管理人はつらいよ   
マンション管理最前線

管理会社が出す文書や掲示物の文章の口調は極力丁寧に

管理人は教師ではない。あくまでも基本姿勢は「お願いする」という立場で



管理人が管理会社代表として、または、管理組合の代理として、掲示板に注意書きを掲示することってよくあります。(やる、というより、やらされるんです)

例えば、「充電式電池を、乾電池の回収箱に入れないで下さい。市では回収しないので電気店に持ち込んでください」とか「廊下に私物を置かないで下さい」というもの。どこでも、見かけると思います。

ただ、それを書く管理人によって、「ちょっと口調が厳しいなあ」という印象のものもあります。「何回注意してもわからないようですが、充電式電池と乾電池は別のものです。いい加減理解して下さい」なんてのを見かけることもあります。

また、掲示物というのは、「少ない文字数で」「フォントを大きくして」「簡潔にわかりやすく書く」ものなので、「ソファは粗大ゴミです」なんて、短い文のものも作ったりするんですが、管理人側が「怒っている」「上から目線」「教師みたいな雰囲気」というのは、住民から反感を買います。
私も昔、ある住民から指摘されたんですが、「住民に雇われている立場のくせに、えばるな。管理会社が作る文章は、最後に必ず、”お願いします”と言う言葉をつけろ」と怒る人がいました。まあ、自分が何か「違反」をしている人というのは、こういうふうに「キレル」ことが多いです。

ただ、たしかに、ゴミのことなんかは、教師みたいな気持ちになっているのかもしれません。「これだけ、こっちが一生懸命教えているのに、なんで、理解できないんだ?」っていうイライラした気持ちが、どこかしら、文章の中に現れてしまうものです。管理人が作る文章というのは、「上司が校正してから張り出す」といった、普通の会社のような「チェック機能」がないので、落ち着いて客観的に読むと、「上から目線だなあ。これはよくないなあ」という文章でも貼ってしまうことがあるのです。

このような指摘を受けて、私も自制するようになりました。
まず、「”管理規約はみんな読んでいるもの”なわけないだろ」ということを前提にします。だから、「廊下に私物を置いてはいけないなんて、そんなの常識だろ? いちいち説明しなくてもわかるだろ」みたいには思わないことにしました。法律とか規約の文章を具体的に書いて、正しい論拠を示します。(ただ、法律文が大嫌いな住民もいるので、そのへんはソフトに表現します)
「ゴミ分別」に関しては、わかりにくい分別方法を制定した、役所の人間側にも責任はありますし、とにかく、細かくて、「そんなこと高齢者に理解できるわけがない」(一般人でも無理)ということもわかっていますので、最初に、「役所側の説明がややこしいので、非常にわかりにくいこととは思いますが」と、「住民の責任ではなく、行政の責任だと思います」ということを前置きしてから、「ちゃんと分けてください」と書きます。

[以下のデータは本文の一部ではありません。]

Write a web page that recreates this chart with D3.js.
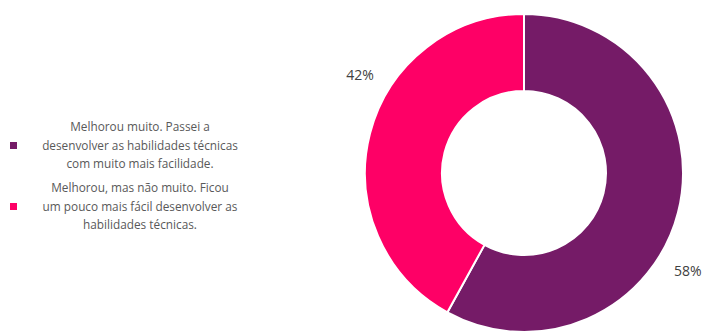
<!DOCTYPE html>
<html>
<head>
<meta charset="utf-8">
<script src="https://cdn.jsdelivr.net/npm/d3@7"></script>
<style>
  html, body { margin: 0; padding: 0; background: #fff; }
  svg { display: block; font-family: "Open Sans", "Noto Sans", sans-serif; }
</style>
</head>
<body>
<svg id="chart" width="705" height="332"></svg>
<script>
// Survey answers and their shares (%)
const categories = [
  "Melhorou muito. Passei a desenvolver as habilidades técnicas com muito mais facilidade.",
  "Melhorou, mas não muito. Ficou um pouco mais fácil desenvolver as habilidades técnicas."
];
const legendLines = [
  ["Melhorou muito. Passei a", "desenvolver as habilidades técnicas", "com muito mais facilidade."],
  ["Melhorou, mas não muito. Ficou", "um pouco mais fácil desenvolver as", "habilidades técnicas."]
];
const values = [58, 42];
const colors = ["#751b67", "#fe0066"];

const svg = d3.select("#chart");
const cx = 524, cy = 173, outerR = 159, innerR = 82;

const color = d3.scaleOrdinal().domain(categories).range(colors);

const pie = d3.pie().sort(null).value(d => d.value);
const arcs = pie(categories.map((c, i) => ({ name: c, value: values[i] })));

const arc = d3.arc().innerRadius(innerR).outerRadius(outerR);

const g = svg.append("g").attr("transform", `translate(${cx},${cy})`);

g.selectAll("path.slice")
  .data(arcs)
  .join("path")
  .attr("class", "slice")
  .attr("d", arc)
  .attr("fill", d => color(d.data.name))
  .attr("stroke", "#fff")
  .attr("stroke-width", 2);

// Percentage labels placed just outside the ring
const labelArc = d3.arc().innerRadius(191).outerRadius(191);
const shift = 16.5 * Math.PI / 180;
g.selectAll("text.pct")
  .data(arcs)
  .join("text")
  .attr("class", "pct")
  .attr("transform", d => {
    const mid = (d.startAngle + d.endAngle) / 2 + shift;
    const [x, y] = labelArc.centroid({ startAngle: mid, endAngle: mid });
    return `translate(${x},${y})`;
  })
  .attr("text-anchor", "middle")
  .attr("dy", "0.35em")
  .attr("font-size", 14)
  .attr("fill", "#404040")
  .text(d => d.data.value + "%");

// Legend
const legend = svg.append("g");
const rowTop = [127, 188];
const lineH = 18.5;
categories.forEach((c, i) => {
  const row = legend.append("g");
  row.append("rect")
    .attr("x", 10).attr("y", rowTop[i] + lineH - 3.5)
    .attr("width", 7).attr("height", 7)
    .attr("fill", color(c));
  row.selectAll("text")
    .data(legendLines[i])
    .join("text")
    .attr("x", 140)
    .attr("y", (d, j) => rowTop[i] + j * lineH)
    .attr("dy", "0.35em")
    .attr("text-anchor", "middle")
    .attr("font-size", 11.8)
    .attr("fill", "#595959")
    .text(d => d);
});
</script>
</body>
</html>
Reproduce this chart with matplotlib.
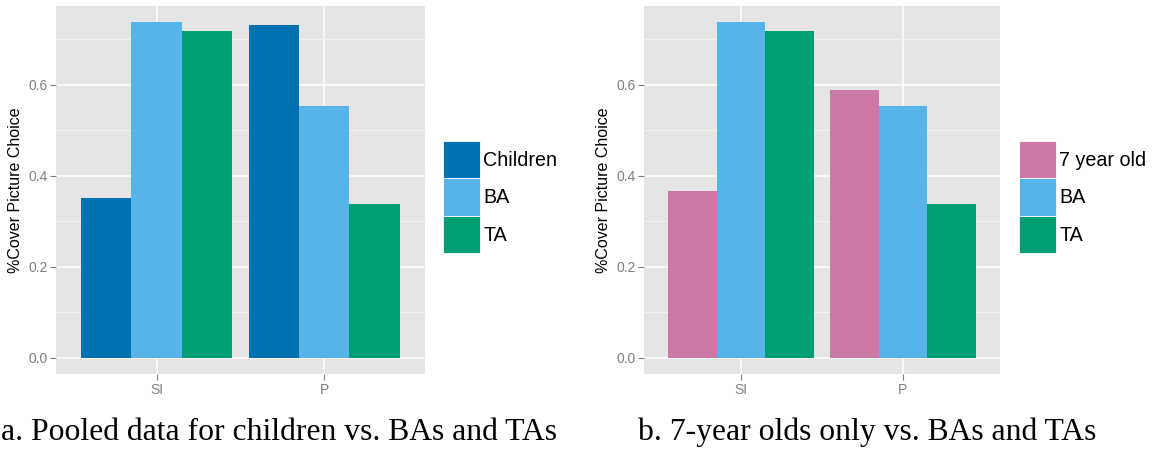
import numpy as np
import matplotlib
matplotlib.use("Agg")
import matplotlib.pyplot as plt

conditions = ["SI", "P"]

# panel a: pooled children
children = [0.350, 0.732]
ba = [0.737, 0.554]
ta = [0.719, 0.337]

# panel b: 7 year olds only
seven_yo = [0.366, 0.589]

col_children = "#0072B2"
col_ba = "#56B4E9"
col_ta = "#009E73"
col_seven = "#CC79A7"

plt.rcParams['font.family'] = ['Liberation Sans', 'DejaVu Sans']

fig = plt.figure(figsize=(11.56, 4.49), dpi=100)


def panel(rect, first_vals, first_label, first_col, legend_x):
    ax = fig.add_axes(rect)
    ax.set_facecolor("#E5E5E5")
    x = np.arange(1, len(conditions) + 1)
    w = 0.3
    series = [(first_vals, first_label, first_col), (ba, "BA", col_ba), (ta, "TA", col_ta)]
    for i, (vals, lab, col) in enumerate(series):
        ax.bar(x + (i - 1) * w, vals, width=w, color=col, label=lab, zorder=3, linewidth=0)
    ymax = max(max(first_vals), max(ba), max(ta))
    pad = ymax * 0.05
    ax.set_ylim(-pad, ymax + pad)
    ax.set_xlim(0.4, 2.6)
    ax.set_yticks([0.0, 0.2, 0.4, 0.6])
    ax.set_yticklabels(["0.0", "0.2", "0.4", "0.6"])
    ax.set_yticks([0.1, 0.3, 0.5, 0.7], minor=True)
    ax.set_xticks(x)
    ax.set_xticklabels(conditions)
    ax.grid(True, which="major", color="white", linewidth=1.1, zorder=1)
    ax.grid(True, which="minor", axis="y", color="#F2F2F2", linewidth=0.9, zorder=1)
    for s in ax.spines.values():
        s.set_visible(False)
    ax.tick_params(axis="both", which="major", colors="#7F7F7F", labelsize=10,
                   length=4, width=0.8, pad=2)
    ax.tick_params(axis="y", which="minor", length=0)
    ax.set_ylabel("%Cover Picture Choice", fontsize=11.5, color="black", labelpad=4)
    # handleheight chosen so each key is ~37px tall with no gaps
    leg = fig.legend(*ax.get_legend_handles_labels(), loc="center left",
                     bbox_to_anchor=(legend_x, 0.561), frameon=False, fontsize=14.2,
                     handlelength=1.9, handleheight=2.55, labelspacing=0,
                     handletextpad=0.15, borderpad=0, borderaxespad=0)
    for h in leg.legend_handles:
        h.set_edgecolor("white")
        h.set_linewidth(0.6)
    return ax


ax1 = panel([0.0484, 0.1664, 0.3192, 0.8209], children, "Children", col_children, 443 / 1156)
ax2 = panel([0.5571, 0.1664, 0.3080, 0.8209], seven_yo, "7 year old", col_seven, 1019 / 1156)

fig.text(279 / 1156, 1 - 440 / 449, "a. Pooled data for children vs. BAs and TAs",
         family=["Liberation Serif", "DejaVu Serif"], fontsize=22.8, ha="center", va="baseline")
fig.text(867.5 / 1156, 1 - 440 / 449, "b. 7-year olds only vs. BAs and TAs",
         family=["Liberation Serif", "DejaVu Serif"], fontsize=22.8, ha="center", va="baseline")

fig.savefig("out.png", dpi=100, facecolor="white")
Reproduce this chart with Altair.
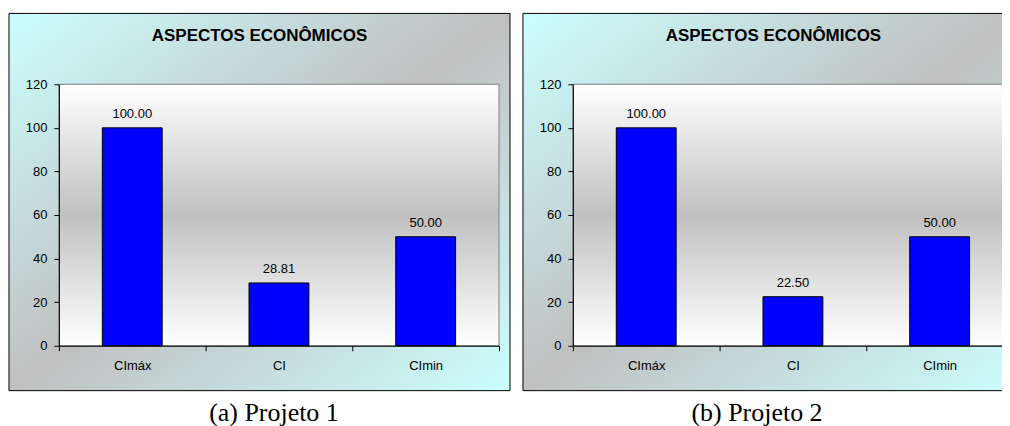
import altair as alt
import pandas as pd

categories = ["CImáx", "CI", "CImin"]
values_p1 = [100.00, 28.81, 50.00]
values_p2 = [100.00, 22.50, 50.00]
y_ticks = [0, 20, 40, 60, 80, 100, 120]
title_text = "ASPECTOS ECONÔMICOS"
captions = ["(a) Projeto 1", "(b) Projeto 2"]

PLOT_W = 441
PLOT_H = 262

outer_grad = alt.Gradient(
    gradient="linear", x1=0, y1=0, x2=1, y2=1,
    stops=[alt.GradientStop(color="#CCFFFF", offset=0),
           alt.GradientStop(color="#C0C0C0", offset=0.5),
           alt.GradientStop(color="#CCFFFF", offset=1)])
plot_grad = alt.Gradient(
    gradient="linear", x1=0, y1=0, x2=0, y2=1,
    stops=[alt.GradientStop(color="#FFFFFF", offset=0),
           alt.GradientStop(color="#C0C0C0", offset=0.5),
           alt.GradientStop(color="#FFFFFF", offset=1)])


def panel(values, caption, cap_x):
    df = pd.DataFrame({"cat": categories, "val": values})
    one = pd.DataFrame({"k": [0]})
    box = alt.Chart(one).mark_rect(fill=outer_grad, stroke="black", strokeWidth=1).encode(
        x=alt.value(-50), x2=alt.value(PLOT_W + 11),
        y=alt.value(-71), y2=alt.value(PLOT_H + 45))
    plot_bg = alt.Chart(one).mark_rect(fill=plot_grad, stroke="#808080", strokeWidth=1).encode(
        x=alt.value(0), x2=alt.value(PLOT_W), y=alt.value(0), y2=alt.value(PLOT_H))
    xenc = alt.X("cat:N", sort=categories,
                 scale=alt.Scale(paddingInner=0, paddingOuter=0),
                 axis=alt.Axis(title=None, labelAngle=0, tickBand="extent", tickSize=5,
                               labelPadding=9, labelFont="Liberation Sans", labelFontSize=13,
                               labelColor="black", domainColor="black", tickColor="black",
                               zindex=1))
    yenc = alt.Y("val:Q", scale=alt.Scale(domain=[0, 120]),
                 axis=alt.Axis(title=None, values=y_ticks, grid=False, tickSize=5,
                               labelPadding=7, labelFont="Liberation Sans", labelFontSize=13,
                               labelColor="black", domainColor="black", tickColor="black",
                               zindex=1))
    bars = alt.Chart(df).mark_bar(width=alt.RelativeBandSize(0.408), fill="#0000FF",
                                  stroke="black", strokeWidth=1).encode(x=xenc, y=yenc)
    labels = alt.Chart(df).mark_text(dy=-10, baseline="alphabetic", fontSize=13,
                                     font="Liberation Sans", color="black").encode(
        x=alt.X("cat:N", sort=categories), y="val:Q",
        text=alt.Text("val:Q", format=".2f"))
    title = alt.Chart(one).mark_text(text=title_text, font="Liberation Sans", fontWeight="bold",
                                     fontSize=17, color="black", baseline="middle",
                                     align="center").encode(
        x=alt.value(201), y=alt.value(-48))
    cap = alt.Chart(one).mark_text(text=caption, font="Liberation Serif", fontSize=26,
                                   color="black", baseline="alphabetic", align="center").encode(
        x=alt.value(cap_x), y=alt.value(337))
    return alt.layer(box, plot_bg, bars, labels, title, cap).properties(
        width=PLOT_W, height=PLOT_H)


p1 = panel(values_p1, captions[0], 215.5)
p2 = panel(values_p2, captions[1], 184.5)

chart = alt.hconcat(p1, p2, spacing=11).properties(
    padding={"left": 0, "top": 4, "right": -23, "bottom": 0},
    background="white"
).configure_view(stroke=None)

chart.save("out.html", embed_options={"renderer": "svg", "actions": False})
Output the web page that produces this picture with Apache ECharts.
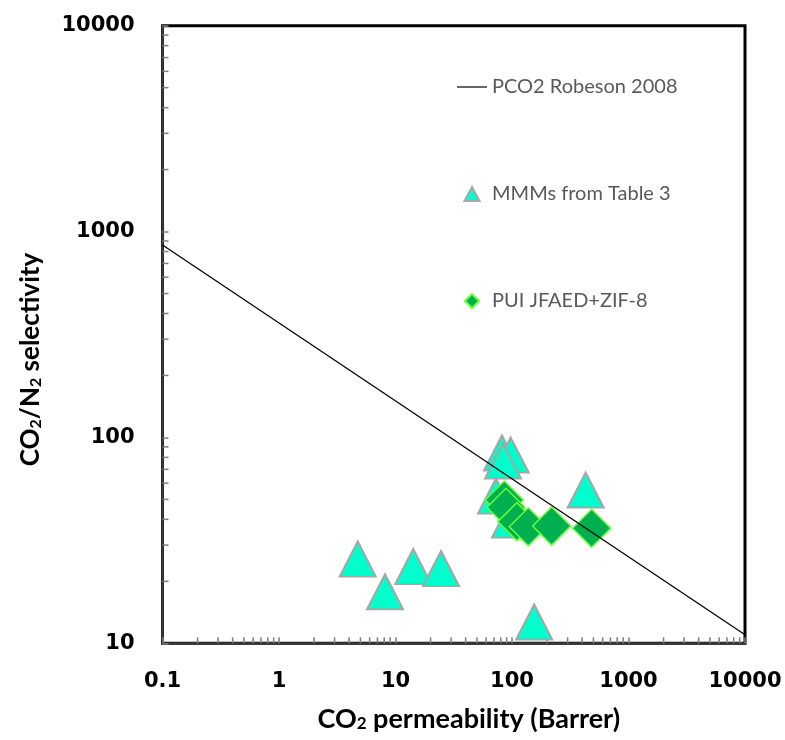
<!DOCTYPE html>
<html>
<head>
<meta charset="utf-8">
<script src="https://cdn.jsdelivr.net/npm/echarts@6/dist/echarts.min.js"></script>
<style>
  html, body { margin: 0; padding: 0; background: #fff; }
  #main { width: 785px; height: 740px; }
</style>
</head>
<body>
<div id="main"></div>
<script>
// Robeson 2008 upper bound, drawn through the two end points
var robesonLine = [[0.1, 860], [10000, 11]];

// MMMs from Table 3: [CO2 permeability, CO2/N2 selectivity]
var mmmPoints = [
    [4.74, 25.7], [8.13, 17.8], [14.2, 23.6], [24.6, 23.1], [155, 12.7], [429, 55.5],
    [82, 84], [97.5, 82.1], [83.7, 76.8], [72.9, 51.9], [96.2, 39.7]
];

// PUI JFAED+ZIF-8
var puiPoints = [
    [85.9, 49.7], [88.8, 45.8], [110, 39.0], [138, 36.8], [219, 37.1], [483, 36.2]
];

var xTickLabels = ['0.1', '1', '10', '100', '1000', '10000'];
var yTickLabels = ['10', '100', '1000', '10000'];
var seriesNames = ['PCO2 Robeson 2008', 'MMMs from Table 3', 'PUI JFAED+ZIF-8'];

// minor tick positions 2..9 x 10^n inside each decade
var xMinor = [], yMinor = [];
for (var e = -1; e < 4; e++) {
    for (var k = 2; k <= 9; k++) xMinor.push([k * Math.pow(10, e), 10]);
}
for (var e2 = 1; e2 < 4; e2++) {
    for (var k2 = 2; k2 <= 9; k2++) yMinor.push([0.1, k2 * Math.pow(10, e2)]);
}

var tickColor = '#7f7f7f';
var labelFont = { fontFamily: 'DejaVu Sans', fontWeight: 'bold', fontSize: 21, color: '#000' };
function nameFont(size, pad) {
    return {
        fontFamily: 'Lato', fontWeight: 'bold', fontSize: size, color: '#000', lineHeight: size,
        padding: pad,
        rich: { sub: { fontFamily: 'Lato', fontWeight: 'bold', fontSize: Math.round(size * 0.62),
            lineHeight: Math.round(size * 0.36), verticalAlign: 'bottom' } }
    };
}

var myChart = echarts.init(document.getElementById('main'));
var option = {
    animation: false,
    grid: {
        left: 162.5, right: 40, top: 25.7, bottom: 96.7,
        show: true, borderColor: '#000', borderWidth: 3
    },
    legend: {
        orient: 'vertical',
        left: 452,
        top: 72,
        itemGap: 87,
        itemWidth: 30,
        itemHeight: 14,
        symbolKeepAspect: true,
        data: [
            { name: seriesNames[0], icon: 'path://M0,0L30,0L30,1.2L0,1.2Z' },
            { name: seriesNames[1], icon: 'path://M7,0L14,13L0,13Z' },
            { name: seriesNames[2], icon: 'path://M6,0L12,6L6,12L0,6Z' }
        ],
        textStyle: { fontFamily: 'Lato', fontSize: 20, color: '#595959' }
    },
    xAxis: {
        type: 'log', logBase: 10, min: 0.1, max: 10000,
        name: 'CO{sub|2} permeability (Barrer)',
        nameLocation: 'middle', nameGap: 62,
        nameTextStyle: nameFont(27, [0, 0, 0, 30]),
        axisLine: { lineStyle: { color: '#3a3a3a', width: 2.5 } },
        axisTick: { inside: true, length: 6, lineStyle: { color: tickColor, width: 1.5 } },
        axisLabel: Object.assign({
            margin: 28,
            formatter: function (v) { return xTickLabels[Math.round(Math.log10(v)) + 1]; }
        }, labelFont),
        splitLine: { show: false }
    },
    yAxis: {
        type: 'log', logBase: 10, min: 10, max: 10000,
        name: 'CO{sub|2}/N{sub|2} selectivity',
        nameLocation: 'middle', nameGap: 119,
        nameTextStyle: nameFont(26, [0, 50, 0, 0]),
        axisLine: { lineStyle: { color: '#3a3a3a', width: 2.5 } },
        axisTick: { inside: true, length: 6, lineStyle: { color: tickColor, width: 1.5 } },
        axisLabel: Object.assign({
            margin: 28,
            formatter: function (v) { return yTickLabels[Math.round(Math.log10(v)) - 1]; }
        }, labelFont),
        splitLine: { show: false }
    },
    series: [
        {
            type: 'custom', silent: true, z: 1,
            data: xMinor,
            renderItem: function (params, api) {
                var p = api.coord([api.value(0), api.value(1)]);
                return { type: 'line', shape: { x1: p[0], y1: p[1], x2: p[0], y2: p[1] - 6 },
                    style: { stroke: tickColor, lineWidth: 1.5 } };
            }
        },
        {
            type: 'custom', silent: true, z: 1,
            data: yMinor,
            renderItem: function (params, api) {
                var p = api.coord([api.value(0), api.value(1)]);
                return { type: 'line', shape: { x1: p[0], y1: p[1], x2: p[0] + 6, y2: p[1] },
                    style: { stroke: tickColor, lineWidth: 1.5 } };
            }
        },
        {
            name: seriesNames[0],
            type: 'line',
            data: robesonLine,
            showSymbol: false,
            symbol: 'none',
            silent: true,
            lineStyle: { color: '#000', width: 1.3 },
            itemStyle: { color: '#000' }
        },
        {
            name: seriesNames[1],
            type: 'scatter',
            data: mmmPoints,
            symbol: 'triangle',
            symbolSize: [36, 35],
            itemStyle: { color: '#00ffcc', borderColor: '#a6a6a6', borderWidth: 2, opacity: 1 }
        },
        {
            name: seriesNames[2],
            type: 'scatter',
            data: puiPoints,
            symbol: 'diamond',
            symbolSize: 38,
            itemStyle: { color: '#00b050', borderColor: '#66ff33', borderWidth: 1.5, opacity: 1 }
        }
    ]
};
myChart.setOption(option);
</script>
</body>
</html>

とにかく、全編低姿勢で丁寧な文を書き、「**していただけると助かります」とか「ご協力をなにとぞお願いします」「よろしくお願いします」と「お願い姿勢」を前面に出します。

「ここに自転車を置かないで下さい」も「移動していただけませんでしょうか?」と書いたりします。あくまでも、「ご理解をお願いします」という姿勢なんです。

まあ、さすがに、どこかのトイレみたいに「きれいに使っていただいて、いつもありがとうございます」ってのは書きませんけどね。きれいじゃないところで、その文は、嫌味になりますから。

近所のいろいろなマンションを見ても、管理組合が発行する書面には、必ず最初に、「日頃から管理組合活動にご理解とご協力をいただき、まことにありがとうございます」という文をつけてから、「さて、来月の消防点検ですが・・・」と本題が始まるところもあります。これも、いろいろと気を使ってるんでしょう。